PROVIDED ENTRIES »
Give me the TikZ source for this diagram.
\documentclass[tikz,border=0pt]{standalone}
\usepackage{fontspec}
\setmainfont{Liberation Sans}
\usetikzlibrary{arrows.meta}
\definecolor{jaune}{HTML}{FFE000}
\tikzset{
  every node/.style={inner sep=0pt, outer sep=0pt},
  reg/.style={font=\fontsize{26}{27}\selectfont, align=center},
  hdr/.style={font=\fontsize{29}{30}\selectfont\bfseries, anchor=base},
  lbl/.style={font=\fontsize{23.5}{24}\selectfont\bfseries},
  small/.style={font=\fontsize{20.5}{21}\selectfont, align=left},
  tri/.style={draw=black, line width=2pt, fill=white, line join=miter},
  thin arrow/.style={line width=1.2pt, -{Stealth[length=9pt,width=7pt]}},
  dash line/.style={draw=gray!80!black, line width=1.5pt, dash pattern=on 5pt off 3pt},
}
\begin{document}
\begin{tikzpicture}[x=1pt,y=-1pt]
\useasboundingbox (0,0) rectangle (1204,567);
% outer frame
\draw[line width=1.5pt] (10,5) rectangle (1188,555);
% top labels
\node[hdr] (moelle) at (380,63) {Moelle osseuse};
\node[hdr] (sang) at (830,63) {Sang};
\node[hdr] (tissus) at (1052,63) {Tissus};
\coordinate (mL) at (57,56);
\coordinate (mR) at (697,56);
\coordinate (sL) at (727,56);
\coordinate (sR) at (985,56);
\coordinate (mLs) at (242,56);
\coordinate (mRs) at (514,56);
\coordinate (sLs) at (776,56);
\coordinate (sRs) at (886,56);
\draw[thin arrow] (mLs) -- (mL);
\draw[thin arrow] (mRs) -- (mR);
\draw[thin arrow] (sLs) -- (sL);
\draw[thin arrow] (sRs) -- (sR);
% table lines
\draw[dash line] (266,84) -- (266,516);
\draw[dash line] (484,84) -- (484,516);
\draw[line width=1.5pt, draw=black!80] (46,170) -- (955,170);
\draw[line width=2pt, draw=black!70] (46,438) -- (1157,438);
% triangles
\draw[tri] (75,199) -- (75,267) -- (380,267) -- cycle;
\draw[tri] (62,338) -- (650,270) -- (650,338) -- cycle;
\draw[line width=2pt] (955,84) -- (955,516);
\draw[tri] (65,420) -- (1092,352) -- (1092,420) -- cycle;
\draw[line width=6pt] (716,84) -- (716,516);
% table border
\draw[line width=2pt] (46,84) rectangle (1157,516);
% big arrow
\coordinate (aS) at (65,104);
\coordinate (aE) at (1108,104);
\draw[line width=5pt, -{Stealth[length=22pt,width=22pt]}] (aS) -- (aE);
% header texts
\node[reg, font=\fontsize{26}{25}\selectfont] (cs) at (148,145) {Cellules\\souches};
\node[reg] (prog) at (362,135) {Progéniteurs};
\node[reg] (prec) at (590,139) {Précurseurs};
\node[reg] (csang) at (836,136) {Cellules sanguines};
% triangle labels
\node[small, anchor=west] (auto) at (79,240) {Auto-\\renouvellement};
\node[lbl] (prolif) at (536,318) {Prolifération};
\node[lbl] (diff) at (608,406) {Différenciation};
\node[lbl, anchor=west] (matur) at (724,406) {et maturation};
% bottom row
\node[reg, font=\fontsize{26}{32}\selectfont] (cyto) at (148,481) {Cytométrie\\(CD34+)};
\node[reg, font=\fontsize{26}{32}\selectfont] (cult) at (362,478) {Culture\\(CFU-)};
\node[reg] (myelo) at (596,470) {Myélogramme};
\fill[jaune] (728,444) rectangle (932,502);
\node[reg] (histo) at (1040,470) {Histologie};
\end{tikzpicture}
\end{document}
* * *
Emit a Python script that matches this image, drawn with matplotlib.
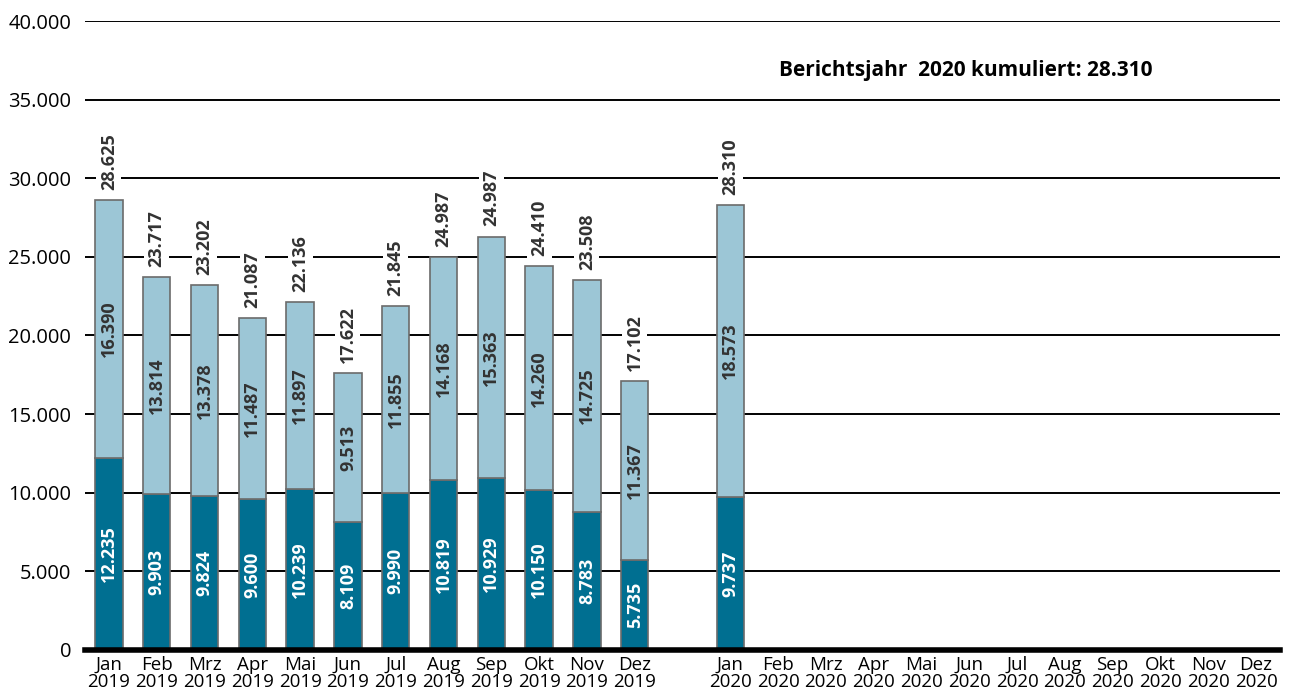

STATED PROBLEM »
Copy whichever lines in the listing above contain the word "this".

TASK OUTPUT »
Give me the TikZ source for this diagram.
Emit a Python script that matches this image, drawn with matplotlib.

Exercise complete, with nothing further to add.